Describe your style in three words?
Professionally Busking It.
What’s the best gig you’ve ever been to?
It always used to be My Bloody Valentine in New York at The Ritz in 1992 with Superchunk and Pavement supporting. But a little more recently, it’s BILLY BRAGG at the Dublin Castle in 2009 as part of a 6Music gig for the Camden Crawl. It only holds a couple of hundred of people, but bless him, Billy said he come down and do a turn and he was in terrific form. Lots of stories, lots of songs. I’ve got a bootleg of it at home and ‘A New England’ with the crowd singing a long at the end still sounds incredibly inspiring.
If you could put any three bands in history on a line up?
I guess you’d have to have The Ramones. I saw them twice, one at the Lyceum Ballroom in the Strand, where I started the gig standing in the middle by the sound desk and by the end of the first song I was over by the toilets. The whole crowd was a seething mass. And they were really back on form at the time with their ‘Too Tough To Die’ album which had all these Dee Dee inspired hardcore tracks like ‘Wart Hog’.
So The Ramones, a band called the Newtown Neurotics, from Harlow, where I lived for a while, who were the first band I ever followed round on tour and whose set always used to start with a song called ‘Wake Up’ which was a rallying cry for my fanzine at the time. And then Idles I think. Along with Shame they’re my current favourite live group. I first saw them Bristol in 2016 and have followed them ever since. They’re ruthless but embracing; ferocious but, in their own way, pragmatic. Well done.
Which subcultures have influenced you?
Punk made the biggest difference on my life. I was a little too young for the first wave, but the thinking behind it and what it stood for, definitely helped change who I was in my teens.
If you could spend an hour with anyone from history?
I think Marc Bolan would have been interesting. Although, oddly I’d really like to go back to the ‘60s and sit down with Richard Beeching. He concocted the famous ‘Beeching Report’ for “reshaping” ie closing large swathes of the rail network, which, as someone who loves a good train journey and the concept of public transport, was an awfully short-sighted plan I think. I mean, I don’t fancy my chances changing his mind, but I’d give it a go.
Of all the venues you’ve played, or visited, which is your favourite?

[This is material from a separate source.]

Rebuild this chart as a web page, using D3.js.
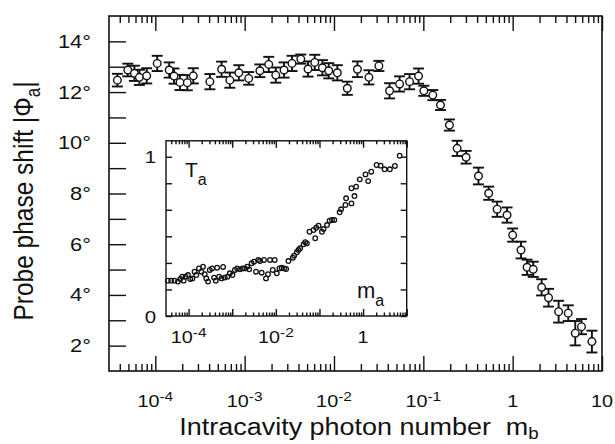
<!doctype html>
<html lang="en">
<head>
  <meta charset="utf-8">
  <title>Probe phase shift</title>
  <script src="https://d3js.org/d3.v7.min.js"></script>
  <style>
    body { margin: 0; background: #fff; }
    text { font-family: "Liberation Sans", Arial, Helvetica, sans-serif; fill: #111; }
  </style>
</head>
<body>
<svg id="chart" width="615" height="444"></svg>

<script>
// main plot: phase shift vs intracavity photon number m_b
var mb = [3.76e-5, 4.92e-5, 5.83e-5, 6.63e-5, 8.01e-5, 1.05e-4, 1.43e-4, 1.62e-4, 1.89e-4, 2.28e-4,
          2.66e-4, 4.08e-4, 5.52e-4, 6.83e-4, 8.61e-4, 1.11e-3, 1.48e-3, 1.86e-3, 2.23e-3, 2.76e-3,
          3.39e-3, 4.25e-3, 5.12e-3, 6.09e-3, 7.42e-3, 8.73e-3, 1.09e-2, 1.41e-2, 1.83e-2, 2.46e-2,
          3.18e-2, 4.19e-2, 5.42e-2, 7.01e-2, 8.84e-2, 0.1014, 0.1277, 0.1556, 0.196, 0.239,
          0.301, 0.414, 0.539, 0.670, 0.865, 1.00, 1.24, 1.45, 1.70, 2.11,
          2.52, 3.27, 4.19, 5.02, 5.90, 7.71];
var phi = [12.47, 12.87, 12.74, 12.58, 12.64, 13.13, 12.87, 12.63, 12.38, 12.37,
           12.64, 12.41, 12.90, 12.47, 12.76, 12.54, 12.84, 13.09, 12.67, 12.87,
           13.13, 13.30, 12.91, 13.17, 12.96, 12.84, 12.76, 12.15, 12.90, 12.58,
           13.03, 12.05, 12.32, 12.41, 12.63, 12.05, 11.88, 11.49, 10.70, 9.78,
           9.43, 8.69, 8.01, 7.38, 7.15, 6.36, 5.77, 5.09, 5.01, 4.30,
           3.89, 3.34, 3.28, 2.49, 2.75, 2.16];
var phiErr = [0.25, 0.25, 0.3, 0.3, 0.3, 0.3, 0.3, 0.3, 0.3, 0.3,
              0.3, 0.3, 0.3, 0.3, 0.3, 0.25, 0.25, 0.3, 0.3, 0.3,
              0.3, 0.18, 0.3, 0.3, 0.3, 0.3, 0.3, 0.26, 0.31, 0.28,
              0.2, 0.3, 0.3, 0.3, 0.3, 0.2, 0.2, 0.2, 0.22, 0.3,
              0.25, 0.33, 0.26, 0.3, 0.3, 0.26, 0.33, 0.3, 0.3, 0.32,
              0.35, 0.43, 0.31, 0.48, 0.3, 0.43];

var yTicks = [2, 4, 6, 8, 10, 12, 14];
var yTickLabels = ["2°", "4°", "6°", "8°", "10°", "12°", "14°"];
var xTicks = [1e-4, 1e-3, 1e-2, 1e-1, 1, 10];
var xTickLabels = ["10^-4", "10^-3", "10^-2", "10^-1", "1", "10"];

// inset: transmission T_a vs m_a
var ma = [3.34e-5, 3.99e-5, 4.75e-5, 5.68e-5, 6.43e-5, 7.14e-5, 7.67e-5, 8.53e-5, 9.66e-5, 1.09e-4,
          1.22e-4, 1.37e-4, 1.50e-4, 1.73e-4, 1.96e-4, 2.14e-4, 2.34e-4, 2.55e-4, 2.79e-4, 3.05e-4,
          3.45e-4, 3.84e-4, 4.19e-4, 4.50e-4, 5.00e-4, 5.66e-4, 6.18e-4, 6.75e-4, 7.78e-4, 8.81e-4,
          1.01e-3, 1.15e-3, 1.30e-3, 1.50e-3, 1.73e-3, 1.95e-3, 2.21e-3, 2.45e-3, 2.78e-3, 3.15e-3,
          3.50e-3, 3.95e-3, 4.33e-3, 4.73e-3, 5.35e-3, 5.94e-3, 6.61e-3, 7.35e-3, 8.47e-3, 9.42e-3,
          1.05e-2, 1.21e-2, 1.36e-2, 1.55e-2, 1.72e-2, 1.94e-2, 2.45e-2, 2.62e-2, 3.03e-2, 3.30e-2,
          3.61e-2, 4.31e-2, 4.71e-2, 5.15e-2, 5.91e-2, 8.0e-2, 7.31e-2, 8.43e-2, 9.53e-2, 0.114,
          0.124, 0.149, 0.171, 0.194, 0.219, 0.290, 0.313, 0.393, 0.408, 0.541,
          0.634, 0.541, 0.693, 0.839, 1.135, 1.31, 1.54, 2.04, 2.52, 3.11,
          4.12, 5.37, 6.90];
var Ta = [0.222, 0.222, 0.222, 0.216, 0.232, 0.247, 0.222, 0.247, 0.257, 0.232,
          0.236, 0.278, 0.257, 0.299, 0.278, 0.310, 0.262, 0.236, 0.216, 0.289,
          0.299, 0.241, 0.222, 0.303, 0.247, 0.236, 0.308, 0.241, 0.247, 0.268,
          0.257, 0.289, 0.299, 0.293, 0.299, 0.299, 0.310, 0.293, 0.331, 0.341,
          0.278, 0.352, 0.345, 0.272, 0.352, 0.236, 0.262, 0.352, 0.289, 0.352,
          0.268, 0.299, 0.303, 0.299, 0.295, 0.345, 0.366, 0.379, 0.400, 0.414,
          0.425, 0.450, 0.463, 0.456, 0.529, 0.488, 0.540, 0.554, 0.567, 0.529,
          0.546, 0.571, 0.598, 0.603, 0.603, 0.651, 0.670, 0.697, 0.739, 0.707,
          0.753, 0.802, 0.812, 0.858, 0.889, 0.847, 0.906, 0.948, 0.944, 0.921,
          0.921, 0.942, 1.006];

var insetXTicks = [1e-4, 1e-2, 1];
var insetXTickLabels = ["10^-4", "10^-2", "1"];
var insetYTicks = [0, 1];
var insetYTickLabels = ["0", "1"];
var insetYMinorCount = 6;   // tick marks every 1/6 between 0 and 1

var svg = d3.select("#chart");

// the original lettering is a bit wider than it is tall
var stretch = 1.2;
function at(px, py, sx) {
  return "translate(" + px + "," + py + ") scale(" + (sx || stretch) + ",1)";
}

// "10^-4" -> 10 with a raised -4
function powLabel(sel, s) {
  var parts = s.split("^");
  sel.append("tspan").text(parts[0]);
  if (parts[1]) {
    sel.append("tspan").attr("dy", "-0.45em").attr("font-size", "0.78em").text(parts[1]);
  }
}

// ---------- main plot ----------
var box = {left: 109, top: 16, right: 602, bottom: 371};

var x = d3.scaleLog().domain([3.03e-5, 10]).range([box.left, box.right]);
var y = d3.scaleLinear().domain([1, 15]).range([box.bottom, box.top]);

var isMajor = function(d) { return Math.abs(Math.log10(d) - Math.round(Math.log10(d))) < 1e-6; };
var minorX = x.ticks().filter(function(d) { return !isMajor(d); });

function tickAxis(axis, values, size, tr) {
  var g = svg.append("g")
    .attr("transform", tr)
    .call(axis.tickValues(values).tickSize(size).tickFormat(""));
  g.select(".domain").remove();
  g.selectAll("line").attr("stroke", "#111").attr("stroke-width", 1.4);
  return g;
}

// bottom and top ticks point inward
tickAxis(d3.axisBottom(x), xTicks, -15, "translate(0," + box.bottom + ")");
tickAxis(d3.axisBottom(x), minorX, -7, "translate(0," + box.bottom + ")");
tickAxis(d3.axisTop(x), xTicks, -15, "translate(0," + box.top + ")");
tickAxis(d3.axisTop(x), minorX, -7, "translate(0," + box.top + ")");
// left ticks every degree
tickAxis(d3.axisLeft(y), d3.range(2, 15), -17, "translate(" + box.left + ",0)");

svg.append("rect")
  .attr("x", box.left).attr("y", box.top)
  .attr("width", box.right - box.left).attr("height", box.bottom - box.top)
  .attr("fill", "none").attr("stroke", "#111").attr("stroke-width", 1.6);

// tick labels
svg.selectAll(".ylab").data(yTicks).enter().append("text")
  .attr("class", "ylab")
  .attr("transform", function(d) { return at(91, y(d) + 6.5, 1.25); })
  .attr("text-anchor", "end").attr("font-size", 17.5)
  .text(function(d, i) { return yTickLabels[i]; });

svg.selectAll(".xlab").data(xTicks).enter().append("text")
  .attr("class", "xlab")
  .attr("transform", function(d) { return at(x(d), 407); })
  .attr("text-anchor", "middle").attr("font-size", 16.5)
  .each(function(d, i) { powLabel(d3.select(this), xTickLabels[i]); });

// axis titles
var xt = svg.append("text")
  .attr("transform", at(359, 435, 1.1))
  .attr("text-anchor", "middle").attr("font-size", 24.5);
xt.append("tspan").text("Intracavity photon number\u00a0\u00a0m");
xt.append("tspan").attr("dy", 4).attr("font-size", 17).text("b");

var yt = svg.append("text")
  .attr("transform", "translate(33,201) scale(1.15,1) rotate(-90)")
  .attr("text-anchor", "middle").attr("font-size", 24.5);
yt.append("tspan").text("Probe phase shift |\u03a6");
yt.append("tspan").attr("dy", 6).attr("font-size", 17).text("a");
yt.append("tspan").attr("dy", -6).text("|");

// error bars and points
var pts = mb.map(function(d, i) { return {x: d, y: phi[i], e: phiErr[i]}; });

var eb = svg.append("g").attr("stroke", "#111").attr("stroke-width", 1.9);
eb.selectAll(".v").data(pts).enter().append("line")
  .attr("x1", function(d) { return x(d.x); }).attr("x2", function(d) { return x(d.x); })
  .attr("y1", function(d) { return y(d.y - d.e); }).attr("y2", function(d) { return y(d.y + d.e); });
eb.selectAll(".top").data(pts).enter().append("line")
  .attr("x1", function(d) { return x(d.x) - 5.5; }).attr("x2", function(d) { return x(d.x) + 5.5; })
  .attr("y1", function(d) { return y(d.y + d.e); }).attr("y2", function(d) { return y(d.y + d.e); });
eb.selectAll(".bot").data(pts).enter().append("line")
  .attr("x1", function(d) { return x(d.x) - 5.5; }).attr("x2", function(d) { return x(d.x) + 5.5; })
  .attr("y1", function(d) { return y(d.y - d.e); }).attr("y2", function(d) { return y(d.y - d.e); });

svg.append("g").selectAll("circle").data(pts).enter().append("circle")
  .attr("cx", function(d) { return x(d.x); })
  .attr("cy", function(d) { return y(d.y); })
  .attr("r", 3.8)
  .attr("fill", "#fff").attr("stroke", "#111").attr("stroke-width", 1.4);

// ---------- inset ----------
var ibox = {left: 166, top: 140.8, right: 406.7, bottom: 316};

var ix = d3.scaleLog().domain([3.03e-5, 10]).range([ibox.left, ibox.right]);
var iy = d3.scaleLinear().domain([0, 1.1]).range([ibox.bottom, ibox.top]);

svg.append("rect")
  .attr("x", ibox.left).attr("y", ibox.top)
  .attr("width", ibox.right - ibox.left).attr("height", ibox.bottom - ibox.top)
  .attr("fill", "#fff");

var iMinorX = ix.ticks().filter(function(d) { return !isMajor(d); });
var iMajorX = ix.ticks().filter(isMajor);
var iYTicks = d3.range(0, insetYMinorCount + 1).map(function(k) { return k / insetYMinorCount; });

tickAxis(d3.axisBottom(ix), iMajorX, -7, "translate(0," + ibox.bottom + ")");
tickAxis(d3.axisBottom(ix), iMinorX, -3.5, "translate(0," + ibox.bottom + ")");
tickAxis(d3.axisTop(ix), iMajorX, -7, "translate(0," + ibox.top + ")");
tickAxis(d3.axisTop(ix), iMinorX, -3.5, "translate(0," + ibox.top + ")");
tickAxis(d3.axisLeft(iy), iYTicks, -6, "translate(" + ibox.left + ",0)");
tickAxis(d3.axisRight(iy), iYTicks, -6, "translate(" + ibox.right + ",0)");

svg.append("rect")
  .attr("x", ibox.left).attr("y", ibox.top)
  .attr("width", ibox.right - ibox.left).attr("height", ibox.bottom - ibox.top)
  .attr("fill", "none").attr("stroke", "#111").attr("stroke-width", 1.4);

svg.selectAll(".iylab").data(insetYTicks).enter().append("text")
  .attr("class", "iylab")
  .attr("transform", function(d) { return at(156, iy(d) + 6.5); })
  .attr("text-anchor", "end").attr("font-size", 17)
  .text(function(d, i) { return insetYTickLabels[i]; });

svg.selectAll(".ixlab").data(insetXTicks).enter().append("text")
  .attr("class", "ixlab")
  .attr("transform", function(d) { return at(ix(d), 343); })
  .attr("text-anchor", "middle").attr("font-size", 16.5)
  .each(function(d, i) { powLabel(d3.select(this), insetXTickLabels[i]); });

var tl = svg.append("text").attr("x", 185).attr("y", 177).attr("font-size", 21);
tl.append("tspan").text("T");
tl.append("tspan").attr("dy", 8).attr("font-size", 16).text("a");

var ml = svg.append("text").attr("x", 357).attr("y", 298).attr("font-size", 22);
ml.append("tspan").text("m");
ml.append("tspan").attr("dy", 8).attr("font-size", 16).text("a");

svg.append("g").selectAll("circle").data(ma).enter().append("circle")
  .attr("cx", function(d) { return ix(d); })
  .attr("cy", function(d, i) { return iy(Ta[i]); })
  .attr("r", 2.3)
  .attr("fill", "none").attr("stroke", "#111").attr("stroke-width", 1.3);
</script>
</body>
</html>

Crikey, there’s loads of them, all for different reasons. I used to love the little venues in north London, The Bull & Gate and The Falcon because I saw a lot of bands who went on to big things at those two. Currently, I think The Lexington in Islington is good, because even when its full you can usually see. The Brudenell Social Club in Leeds is excellent. And I went to Hebden Bridge Trades Club for the first time a couple of weeks ago and that’s got a lovely atmosphere about it.
Your greatest unsung hero or heroine in music?
There’s a lot of people who are doing work behind the scenes for the Music Venue Trust at the moment who are standing up for the future of small British venues, that don’t get the credit they deserve. But in terms of musicians, there’s a chap called Paul Howard who really should have been bigger than he is. He’s played solo and in bands, including The Tender Trap, but never got the break. Have a listen to ‘Irish Ivan’s Spirit Song’ or ‘The Patron Saint Of Heartache.’
A champion of new music since his time at NME and XFM in the early 1990s Steve Lamacq has presented programmes on BBC Radio 1, 6 Music, Radio 2 and 5Live. Like John Peel before him, Steve Lamacq has been a consistent supporter of independent emerging British artists throughout his career, shining a spotlight on talent from all over the UK.